Rows from a dataset of charts and code
--------------------------------------------------

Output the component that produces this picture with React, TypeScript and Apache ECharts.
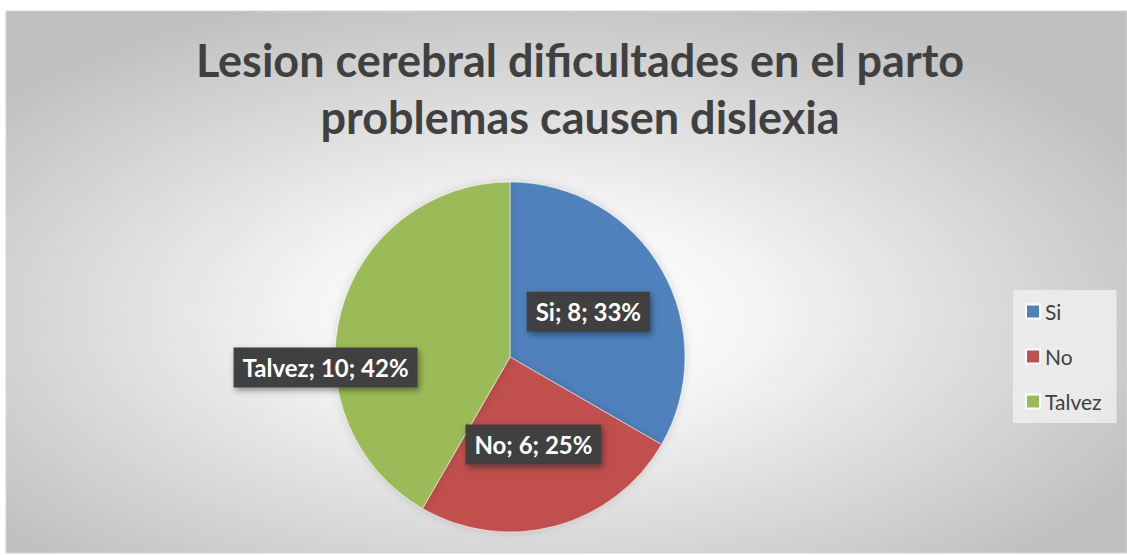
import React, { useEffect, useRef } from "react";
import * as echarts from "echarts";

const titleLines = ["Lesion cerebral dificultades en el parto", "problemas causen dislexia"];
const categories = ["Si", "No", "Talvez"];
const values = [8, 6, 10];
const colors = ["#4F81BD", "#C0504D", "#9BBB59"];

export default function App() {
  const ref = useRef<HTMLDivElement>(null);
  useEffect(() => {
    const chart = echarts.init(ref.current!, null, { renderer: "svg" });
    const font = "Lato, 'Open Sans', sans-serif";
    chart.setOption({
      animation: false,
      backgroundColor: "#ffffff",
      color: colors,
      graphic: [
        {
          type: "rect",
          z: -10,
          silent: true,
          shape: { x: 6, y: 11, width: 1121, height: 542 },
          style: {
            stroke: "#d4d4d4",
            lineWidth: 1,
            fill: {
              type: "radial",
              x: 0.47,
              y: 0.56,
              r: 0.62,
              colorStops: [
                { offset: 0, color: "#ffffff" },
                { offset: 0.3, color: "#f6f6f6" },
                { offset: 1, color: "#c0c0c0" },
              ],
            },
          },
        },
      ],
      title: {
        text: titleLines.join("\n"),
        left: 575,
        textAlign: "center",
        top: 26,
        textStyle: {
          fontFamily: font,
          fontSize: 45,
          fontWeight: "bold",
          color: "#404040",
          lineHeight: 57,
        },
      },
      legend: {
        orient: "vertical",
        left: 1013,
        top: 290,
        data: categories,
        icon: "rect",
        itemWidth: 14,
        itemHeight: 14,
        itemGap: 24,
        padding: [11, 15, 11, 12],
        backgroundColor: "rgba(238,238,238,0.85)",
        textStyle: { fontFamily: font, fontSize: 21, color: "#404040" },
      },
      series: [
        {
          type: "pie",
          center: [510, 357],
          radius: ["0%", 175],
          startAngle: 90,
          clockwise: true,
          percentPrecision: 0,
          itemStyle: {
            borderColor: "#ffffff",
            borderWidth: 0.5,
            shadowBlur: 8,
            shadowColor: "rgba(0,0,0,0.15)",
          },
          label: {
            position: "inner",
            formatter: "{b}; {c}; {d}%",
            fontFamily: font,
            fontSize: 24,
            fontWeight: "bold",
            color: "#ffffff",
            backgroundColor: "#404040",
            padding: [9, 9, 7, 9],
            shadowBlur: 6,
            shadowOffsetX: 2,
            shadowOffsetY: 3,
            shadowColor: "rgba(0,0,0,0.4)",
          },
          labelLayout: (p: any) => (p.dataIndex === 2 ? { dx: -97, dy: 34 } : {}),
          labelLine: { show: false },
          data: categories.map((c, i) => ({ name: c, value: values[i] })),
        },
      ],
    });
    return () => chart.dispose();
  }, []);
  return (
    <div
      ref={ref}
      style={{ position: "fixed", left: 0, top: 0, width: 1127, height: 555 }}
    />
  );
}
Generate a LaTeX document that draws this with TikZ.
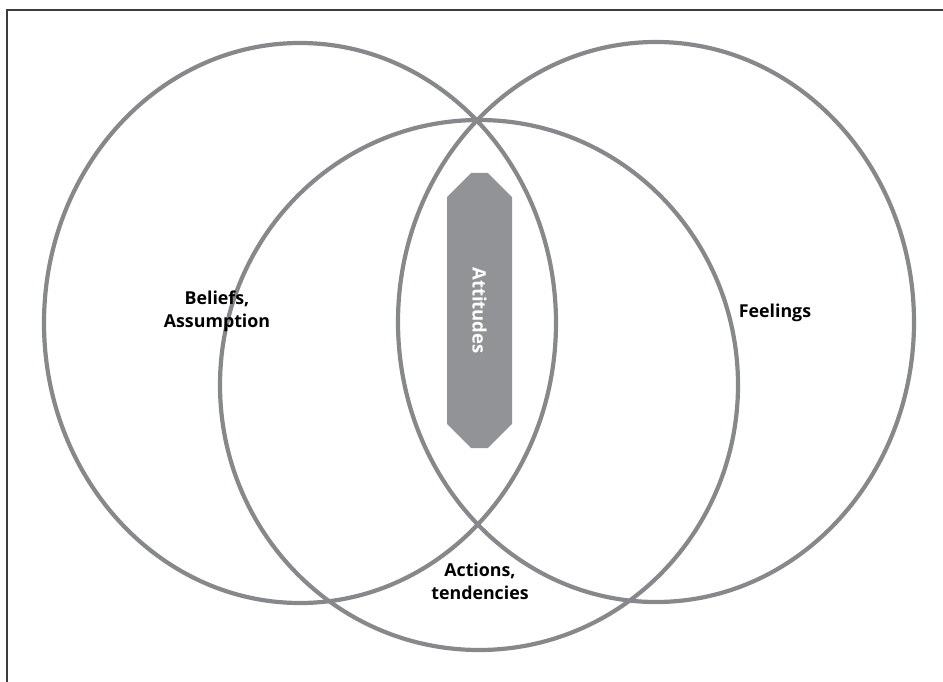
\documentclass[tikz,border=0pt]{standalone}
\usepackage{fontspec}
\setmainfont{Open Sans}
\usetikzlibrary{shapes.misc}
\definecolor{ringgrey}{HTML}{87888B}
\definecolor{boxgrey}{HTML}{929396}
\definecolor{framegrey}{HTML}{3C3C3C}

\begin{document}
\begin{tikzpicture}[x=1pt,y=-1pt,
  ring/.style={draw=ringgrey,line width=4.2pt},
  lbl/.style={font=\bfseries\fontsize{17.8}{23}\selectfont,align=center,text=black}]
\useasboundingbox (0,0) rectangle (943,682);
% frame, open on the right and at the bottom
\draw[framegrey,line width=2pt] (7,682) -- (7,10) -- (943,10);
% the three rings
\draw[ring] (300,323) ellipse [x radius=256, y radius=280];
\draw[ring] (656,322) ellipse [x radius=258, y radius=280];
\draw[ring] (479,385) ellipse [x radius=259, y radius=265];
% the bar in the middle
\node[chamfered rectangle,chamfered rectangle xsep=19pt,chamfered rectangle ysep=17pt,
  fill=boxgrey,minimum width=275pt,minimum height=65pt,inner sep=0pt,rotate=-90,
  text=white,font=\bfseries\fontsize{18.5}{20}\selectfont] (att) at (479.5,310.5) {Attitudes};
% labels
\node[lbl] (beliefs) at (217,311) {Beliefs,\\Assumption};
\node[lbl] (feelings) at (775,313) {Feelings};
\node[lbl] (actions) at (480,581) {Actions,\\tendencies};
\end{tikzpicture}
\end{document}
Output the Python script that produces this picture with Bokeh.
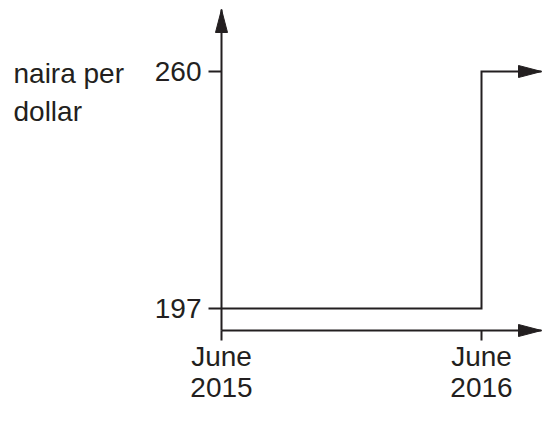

--------------------------------------------------

Reproduce every line exactly and omit all pictures.

§ Exercise solution:
Output the component that produces this picture with React, TypeScript and Apache ECharts.
import React, { useEffect, useRef } from "react";
import * as echarts from "echarts";

const titleLines = ["Lesion cerebral dificultades en el parto", "problemas causen dislexia"];
const categories = ["Si", "No", "Talvez"];
const values = [8, 6, 10];
const colors = ["#4F81BD", "#C0504D", "#9BBB59"];

export default function App() {
  const ref = useRef<HTMLDivElement>(null);
  useEffect(() => {
    const chart = echarts.init(ref.current!, null, { renderer: "svg" });
    const font = "Lato, 'Open Sans', sans-serif";
    chart.setOption({
      animation: false,
      backgroundColor: "#ffffff",
      color: colors,
      graphic: [
        {
          type: "rect",
          z: -10,
          silent: true,
          shape: { x: 6, y: 11, width: 1121, height: 542 },
          style: {
            stroke: "#d4d4d4",
            lineWidth: 1,
            fill: {
              type: "radial",
              x: 0.47,
              y: 0.56,
              r: 0.62,
              colorStops: [
                { offset: 0, color: "#ffffff" },
                { offset: 0.3, color: "#f6f6f6" },
                { offset: 1, color: "#c0c0c0" },
              ],
            },
          },
        },
      ],
      title: {
        text: titleLines.join("\n"),
        left: 575,
        textAlign: "center",
        top: 26,
        textStyle: {
          fontFamily: font,
          fontSize: 45,
          fontWeight: "bold",
          color: "#404040",
          lineHeight: 57,
        },
      },
      legend: {
        orient: "vertical",
        left: 1013,
        top: 290,
        data: categories,
        icon: "rect",
        itemWidth: 14,
        itemHeight: 14,
        itemGap: 24,
        padding: [11, 15, 11, 12],
        backgroundColor: "rgba(238,238,238,0.85)",
        textStyle: { fontFamily: font, fontSize: 21, color: "#404040" },
      },
      series: [
        {
          type: "pie",
          center: [510, 357],
          radius: ["0%", 175],
          startAngle: 90,
          clockwise: true,
          percentPrecision: 0,
          itemStyle: {
            borderColor: "#ffffff",
            borderWidth: 0.5,
            shadowBlur: 8,
            shadowColor: "rgba(0,0,0,0.15)",
          },
          label: {
            position: "inner",
            formatter: "{b}; {c}; {d}%",
            fontFamily: font,
            fontSize: 24,
            fontWeight: "bold",
            color: "#ffffff",
            backgroundColor: "#404040",
            padding: [9, 9, 7, 9],
            shadowBlur: 6,
            shadowOffsetX: 2,
            shadowOffsetY: 3,
            shadowColor: "rgba(0,0,0,0.4)",
          },
          labelLayout: (p: any) => (p.dataIndex === 2 ? { dx: -97, dy: 34 } : {}),
          labelLine: { show: false },
          data: categories.map((c, i) => ({ name: c, value: values[i] })),
        },
      ],
    });
    return () => chart.dispose();
  }, []);
  return (
    <div
      ref={ref}
      style={{ position: "fixed", left: 0, top: 0, width: 1127, height: 555 }}
    />
  );
}
Generate a LaTeX document that draws this with TikZ.
\documentclass[tikz,border=0pt]{standalone}
\usepackage{fontspec}
\setmainfont{Open Sans}
\usetikzlibrary{shapes.misc}
\definecolor{ringgrey}{HTML}{87888B}
\definecolor{boxgrey}{HTML}{929396}
\definecolor{framegrey}{HTML}{3C3C3C}

\begin{document}
\begin{tikzpicture}[x=1pt,y=-1pt,
  ring/.style={draw=ringgrey,line width=4.2pt},
  lbl/.style={font=\bfseries\fontsize{17.8}{23}\selectfont,align=center,text=black}]
\useasboundingbox (0,0) rectangle (943,682);
% frame, open on the right and at the bottom
\draw[framegrey,line width=2pt] (7,682) -- (7,10) -- (943,10);
% the three rings
\draw[ring] (300,323) ellipse [x radius=256, y radius=280];
\draw[ring] (656,322) ellipse [x radius=258, y radius=280];
\draw[ring] (479,385) ellipse [x radius=259, y radius=265];
% the bar in the middle
\node[chamfered rectangle,chamfered rectangle xsep=19pt,chamfered rectangle ysep=17pt,
  fill=boxgrey,minimum width=275pt,minimum height=65pt,inner sep=0pt,rotate=-90,
  text=white,font=\bfseries\fontsize{18.5}{20}\selectfont] (att) at (479.5,310.5) {Attitudes};
% labels
\node[lbl] (beliefs) at (217,311) {Beliefs,\\Assumption};
\node[lbl] (feelings) at (775,313) {Feelings};
\node[lbl] (actions) at (480,581) {Actions,\\tendencies};
\end{tikzpicture}
\end{document}
Output the Python script that produces this picture with Bokeh.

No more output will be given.